Patrick Crowther | 1 January 2008 - 8:53am

Speaker test material

I love Dire Straits and Pink Floyd and listen to them a lot, but Sade I could take or leave, mostly leave. I always take a good album I enjoy when auditioning speakers. Whenever I go absent-minded and forget this the shop almost always sticks in some new age junk with all the power and dynamics of the flower or butterfly or whatever else is on the label. Maybe less. Not what I listen to and so of no value to auditioning anything. If one is into Dr. John or Mozart or Van Halen or something else, then nothing else will properly do as various speakers do not reproduce the various genres equally well. A Hi-Fi salesman should know that!

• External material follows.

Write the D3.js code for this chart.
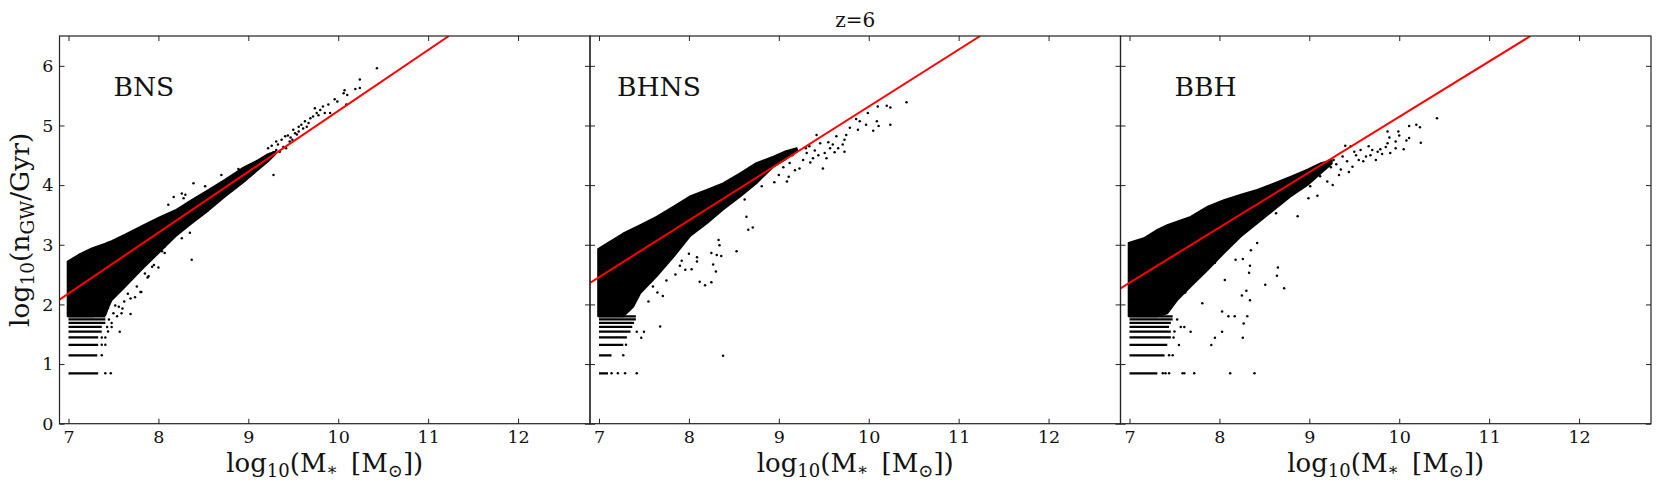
<!DOCTYPE html>
<html><head><meta charset="utf-8">
<script src="https://cdn.jsdelivr.net/npm/d3@7"></script>
<style>
html,body{margin:0;padding:0;background:#fff;}
svg{display:block;}
svg text{font-family:"DejaVu Serif",serif;}
</style></head>
<body>
<div id="chart"></div>
<script>
// ---------------- data ----------------
const title = "z=6";
const panelNames = ["BNS", "BHNS", "BBH"];
const xTicks = [7, 8, 9, 10, 11, 12];
const yTicks = [0, 1, 2, 3, 4, 5, 6];
const xDomain = [6.9, 12.8];
const yDomain = [0, 6.5];
// panel label anchor (data coords)
const labelX = [7.5, 7.2, 7.5];
const labelY = [5.5, 5.5, 5.5];

// red fit lines: two end points each
const bnsFit  = [[6.9, 2.08], [11.23, 6.5]];
const bhnsFit = [[6.9, 2.36], [11.24, 6.5]];
const bbhFit  = [[6.9, 2.27], [11.46, 6.5]];

// dense part of each scatter cloud: x, upper edge, lower edge
const bnsCloudX     = [6.99, 7.11, 7.26, 7.41, 7.44, 7.48, 7.63, 7.81, 8.00, 8.19, 8.37, 8.56, 8.74, 8.93, 9.11, 9.22, 9.30];
const bnsCloudUpper = [2.72, 2.83, 2.94, 3.02, 3.04, 3.06, 3.17, 3.31, 3.45, 3.58, 3.75, 3.92, 4.09, 4.28, 4.42, 4.52, 4.56];
const bnsCloudLower = [1.80, 1.80, 1.80, 1.82, 1.94, 2.07, 2.30, 2.58, 2.86, 3.14, 3.36, 3.58, 3.81, 4.03, 4.26, 4.40, 4.52];

const bhnsCloudX     = [6.99, 7.12, 7.27, 7.38, 7.46, 7.64, 7.83, 8.01, 8.20, 8.38, 8.57, 8.75, 8.94, 9.08, 9.20];
const bhnsCloudUpper = [2.93, 3.05, 3.19, 3.27, 3.33, 3.47, 3.64, 3.81, 3.92, 4.03, 4.20, 4.37, 4.48, 4.57, 4.62];
const bhnsCloudLower = [1.80, 1.80, 1.80, 1.96, 2.19, 2.47, 2.80, 3.14, 3.36, 3.59, 3.81, 4.03, 4.31, 4.44, 4.56];

const bbhCloudX     = [6.99, 7.16, 7.31, 7.42, 7.53, 7.68, 7.87, 8.05, 8.24, 8.42, 8.61, 8.79, 8.98, 9.13, 9.25];
const bbhCloudUpper = [3.03, 3.11, 3.25, 3.33, 3.39, 3.47, 3.64, 3.75, 3.84, 3.92, 4.03, 4.14, 4.26, 4.37, 4.42];
const bbhCloudLower = [1.80, 1.80, 1.80, 1.85, 2.07, 2.30, 2.58, 2.86, 3.14, 3.36, 3.59, 3.81, 4.00, 4.20, 4.36];

// discrete low-rate levels (horizontal streaks) and where each streak ends
const streakLevels = [0.845, 1.146, 1.322, 1.447, 1.544, 1.623, 1.690, 1.748, 1.799];
const bnsStreakEnd  = [7.33, 7.32, 7.33, 7.33, 7.37, 7.37, 7.41, 7.41, 7.41];
const bhnsStreakEnd = [7.10, 7.14, 7.27, 7.31, 7.35, 7.37, 7.39, 7.41, 7.41];
const bbhStreakEnd  = [7.31, 7.39, 7.42, 7.46, 7.46, 7.44, 7.46, 7.48, 7.48];

// individual points outside the dense cloud
const bnsPoints = [
 [10.43,5.96],[10.24,5.77],[10.24,5.63],[10.19,5.61],[10.07,5.59],[10.06,5.54],[10.10,5.51],[9.96,5.44],[9.99,5.40],
 [10.09,5.35],[9.89,5.35],[9.83,5.32],[9.80,5.26],[9.85,5.21],[9.91,5.21],[9.74,5.29],[9.76,5.21],[9.72,5.15],[9.69,5.12],
 [9.63,5.07],[9.65,4.98],[9.59,5.01],[9.56,4.98],[9.56,4.90],[9.52,4.87],[9.50,4.93],[9.49,4.76],[9.46,4.73],[9.44,4.83],
 [9.41,4.82],[9.42,4.62],[9.37,4.76],[9.35,4.56],[9.33,4.68],[9.31,4.73],[9.31,4.59],[9.26,4.66],[9.22,4.62],[9.19,4.48],
 [9.24,4.52],[9.28,4.55],[9.39,4.64],[9.47,4.80],[9.54,4.85],[9.61,4.95],[9.67,5.04],[9.78,5.17],
 [9.28,4.17],[8.37,2.75],[8.39,4.03],[8.52,3.98],[8.70,4.17],[8.89,4.27],[8.17,3.80],[8.26,3.86],[8.30,3.84],[8.28,3.78],
 [8.11,3.67],[7.81,2.21],[7.69,1.84],[7.57,1.54],[7.74,2.12],[7.66,2.18],[7.56,1.96],[7.60,1.93],[8.07,2.86],[8.26,3.11],
 [8.35,3.20],[7.52,1.98],[7.62,2.05],[7.41,0.845],[7.47,0.845],[7.37,1.146],[7.37,1.322],[7.41,1.322],[7.37,1.447],
 [7.41,1.447],[7.44,1.544],[7.43,1.623],[7.48,1.623],[7.48,1.690],[7.45,1.748],[7.88,2.45],[7.95,2.66],[8.00,2.62],
 [7.44,1.94],[7.50,1.85],[7.54,1.80],[7.59,1.85],[7.69,2.10],[7.76,2.30],[7.80,2.21],[7.85,2.52],[7.89,2.47],[7.93,2.63],
 [8.04,2.89],[8.07,2.97]
];
const bhnsPoints = [
 [10.42,5.39],[10.20,5.33],[10.10,5.32],[10.24,5.30],[9.99,5.21],[10.09,5.07],[10.11,4.99],[10.24,5.01],[10.05,4.91],
 [9.97,5.01],[9.88,4.93],[9.90,5.07],[9.86,5.11],[9.79,4.96],[9.75,4.84],[9.73,4.76],[9.71,4.68],[9.73,4.56],[9.64,4.82],
 [9.60,4.68],[9.57,4.62],[9.51,4.54],[9.49,4.28],[9.46,4.70],[9.42,4.84],[9.38,4.45],[9.34,4.65],[9.31,4.54],[9.27,4.42],
 [9.23,4.28],[9.20,4.59],[9.12,4.37],[9.09,4.06],[9.11,4.14],[9.00,4.17],[8.81,3.98],[8.62,3.76],[8.64,3.47],[8.66,3.25],
 [8.71,3.29],[8.53,2.89],[8.33,3.08],[8.34,2.99],[8.25,2.86],[8.31,2.83],[8.27,2.67],[8.30,2.55],[8.36,2.81],[8.12,2.38],
 [8.18,2.32],[8.25,2.37],[8.09,2.79],[8.09,2.72],[8.03,2.59],[7.96,2.58],[7.92,2.73],[7.71,2.14],[7.68,1.63],[7.50,1.54],
 [7.47,1.44],[7.42,1.54],[8.38,1.14],[7.42,0.845],[7.14,0.845],[7.21,0.845],[7.29,0.845],[7.27,1.146],[7.30,1.322],
 [9.15,4.50],[9.30,4.62],[9.40,4.58],[9.55,4.72],[9.66,4.62],[9.62,4.55],[9.53,4.45],[9.44,4.50],[9.35,4.38],[9.18,4.25],
 [9.05,4.30],[8.95,4.05],[7.60,2.30],[7.75,2.40],[7.85,2.50],[7.55,2.05],[7.65,2.20],[8.00,2.85],[7.90,2.65]
];
const bbhPoints = [
 [10.42,5.12],[10.19,5.01],[10.23,4.97],[10.24,4.71],[10.11,4.99],[10.11,4.79],[10.08,4.75],[10.05,4.60],[9.99,4.90],
 [10.00,4.83],[9.96,4.73],[9.96,4.62],[9.87,4.90],[9.89,4.80],[9.87,4.70],[9.85,4.64],[9.90,4.54],[9.76,4.56],[9.74,4.42],
 [9.70,4.59],[9.66,4.65],[9.63,4.48],[9.57,4.59],[9.55,4.42],[9.50,4.56],[9.48,4.31],[9.46,4.65],[9.40,4.66],[9.37,4.48],
 [9.35,4.26],[9.33,4.17],[9.27,4.42],[9.26,4.00],[9.20,4.06],[9.16,4.31],[9.09,3.82],[9.01,3.98],[8.99,3.78],[8.87,3.48],
 [8.63,3.53],[8.42,3.03],[8.35,2.91],[8.26,2.76],[8.18,2.75],[8.34,2.65],[8.33,2.53],[8.65,2.62],[8.64,2.48],[8.72,2.27],
 [8.51,2.33],[8.30,2.23],[8.25,2.15],[8.34,2.07],[8.06,2.41],[7.81,2.02],[8.03,1.88],[8.10,1.80],[8.17,1.80],[8.31,1.80],
 [8.27,1.68],[7.68,1.54],[8.03,1.54],[7.95,1.44],[8.26,1.44],[7.91,1.32],[7.55,1.32],[8.12,0.845],[8.39,0.845],
 [7.37,0.845],[7.40,0.845],[7.44,0.845],[7.59,0.845],[7.61,0.845],[7.72,0.845],[7.44,1.146],[7.48,1.146],[7.49,1.447],
 [7.50,1.544],[7.57,1.623],[7.61,1.623],[7.53,1.748],[9.21,4.40],[9.30,4.35],[9.42,4.40],[9.52,4.50],[9.60,4.40],[9.68,4.50],
 [9.79,4.60],[9.81,4.52],[9.44,4.22],[9.12,4.15],[9.24,4.30],[7.70,2.42],[7.95,2.70],[8.10,2.95],[7.62,2.20]
];

const clouds = [
  {x: bnsCloudX,  up: bnsCloudUpper,  lo: bnsCloudLower,  streakEnd: bnsStreakEnd,  pts: bnsPoints,  fit: bnsFit},
  {x: bhnsCloudX, up: bhnsCloudUpper, lo: bhnsCloudLower, streakEnd: bhnsStreakEnd, pts: bhnsPoints, fit: bhnsFit},
  {x: bbhCloudX,  up: bbhCloudUpper,  lo: bbhCloudLower,  streakEnd: bbhStreakEnd,  pts: bbhPoints,  fit: bbhFit}
];

// ---------------- layout ----------------
const W = 1660, H = 489;
const plotTop = 36, plotBottom = 423.7;
const panelW = 530.5;
const panelLeft = [59.5, 590, 1120.5];
const axisColor = "#222";
const FONT = '"DejaVu Serif", serif';

const svg = d3.select("#chart").append("svg").attr("width", W).attr("height", H);

const y = d3.scaleLinear().domain(yDomain).range([plotBottom, plotTop]);

function mathLabel(sel, parts) {
  parts.forEach(p => {
    const t = sel.append("tspan").text(p.t);
    if (p.s) t.style("font-size", p.s + "px");
    if (p.dy) t.attr("dy", p.dy);
  });
}

panelNames.forEach((name, i) => {
  const L = panelLeft[i];
  const x = d3.scaleLinear().domain(xDomain).range([L, L + panelW]);
  const c = clouds[i];
  const clipId = "clip" + i;
  svg.append("clipPath").attr("id", clipId)
    .append("rect").attr("x", L).attr("y", plotTop).attr("width", panelW).attr("height", plotBottom - plotTop);
  const g = svg.append("g").attr("clip-path", `url(#${clipId})`);

  // dense cloud
  const area = d3.area()
    .x(d => x(d[0])).y0(d => y(d[2])).y1(d => y(d[1]))
    .curve(d3.curveLinear);
  const cloudData = c.x.map((v, k) => [v, c.up[k], c.lo[k]]);
  g.append("path").datum(cloudData).attr("d", area)
    .attr("fill", "#000").attr("stroke", "#000").attr("stroke-width", 1.8).attr("stroke-linejoin", "round");

  // horizontal streaks
  const line = d3.line().x(d => x(d[0])).y(d => y(d[1]));
  streakLevels.forEach((lv, k) => {
    g.append("path").datum([[7.0, lv], [c.streakEnd[k], lv]]).attr("d", line)
      .attr("stroke", "#000").attr("stroke-width", 2.2).attr("fill", "none");
  });

  // individual points
  g.selectAll("circle.p").data(c.pts).enter().append("circle")
    .attr("cx", d => x(d[0])).attr("cy", d => y(d[1])).attr("r", 1.25).attr("fill", "#000");

  // fit line
  g.append("path").datum(c.fit).attr("d", line)
    .attr("stroke", "#ff0000").attr("stroke-width", 2).attr("fill", "none");

  // axes (inward ticks on all four sides)
  const ax = svg.append("g");
  const bAxis = d3.axisBottom(x).tickValues(xTicks).tickSizeInner(-5).tickSizeOuter(0).tickPadding(7).tickFormat(d3.format("d"));
  const tAxis = d3.axisTop(x).tickValues(xTicks).tickSizeInner(-5).tickSizeOuter(0).tickFormat("");
  const lAxis = d3.axisLeft(y).tickValues(yTicks).tickSizeInner(-5).tickSizeOuter(0).tickPadding(6)
    .tickFormat(i === 0 ? d3.format("d") : () => "");
  const rAxis = d3.axisRight(y).tickValues(yTicks).tickSizeInner(-5).tickSizeOuter(0).tickFormat("");
  [[bAxis, `translate(0,${plotBottom})`], [tAxis, `translate(0,${plotTop})`],
   [lAxis, `translate(${L},0)`], [rAxis, `translate(${L + panelW},0)`]].forEach(([a, t]) => {
    const gg = ax.append("g").attr("transform", t).call(a)
      .attr("font-family", null).attr("font-size", null);
    gg.select(".domain").remove();
    gg.selectAll("line").attr("stroke", axisColor).attr("stroke-width", 1);
    gg.selectAll("text").style("font-family", FONT).style("font-size", "17.5px").attr("fill", "#111");
  });
  ax.append("rect").attr("x", L).attr("y", plotTop).attr("width", panelW).attr("height", plotBottom - plotTop)
    .attr("fill", "none").attr("stroke", axisColor).attr("stroke-width", 1.2);

  // panel label
  svg.append("text").attr("x", x(labelX[i])).attr("y", y(labelY[i]))
    .style("font-size", "26.5px").attr("fill", "#111").text(name);

  // x axis label: log10(M* [M⊙])
  const xl = svg.append("text").attr("x", L + panelW / 2).attr("y", 471.5)
    .attr("text-anchor", "middle").style("font-size", "26px").attr("fill", "#111");
  mathLabel(xl, [
    {t: "log"}, {t: "10", s: 18, dy: 5}, {t: "(M", dy: -5}, {t: "\u2217", s: 17, dy: 3},
    {t: "\u2002[M", dy: -3}, {t: "\u2299", s: 18, dy: 5}, {t: "])", dy: -5}
  ]);
});

// y axis label: log10(nGW/Gyr)
const ylab = svg.append("text").attr("transform", `translate(29,${(plotTop + plotBottom) / 2}) rotate(-90)`)
  .attr("text-anchor", "middle").style("font-size", "26.5px").attr("fill", "#111");
mathLabel(ylab, [
  {t: "log"}, {t: "10", s: 18.5, dy: 5}, {t: "(n", dy: -5}, {t: "GW", s: 18.5, dy: 5}, {t: "/Gyr)", dy: -5}
]);

// title
svg.append("text").attr("x", panelLeft[1] + panelW / 2).attr("y", 27)
  .attr("text-anchor", "middle").style("font-size", "20px").attr("fill", "#111").text(title);
</script>
</body></html>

Backwoods Audiophile | 20 February 2008 - 11:27am

Vinyl for me!

I must say that I do prefer the sound of vinyl, but have no problem using compressed files on my ipod. I can hear the difference in quality, but I do like the portability of the thing! As for the difference in quality, I recently bought an original Billie Holiday lp (it was actually quite cheap for some strange reason!) that I only ever heard as mp3 and the difference was incredible! I also played some friends of mine an original copy of Jacko's "Thriller" and they were blown away by the sound, and I don't have a high end system, just a turntable from Argos(!) and some old B&W speakers that a friend gave me when he moved house! So, if I have a choice I'll always go for vinyl or cd but I still love my ipod!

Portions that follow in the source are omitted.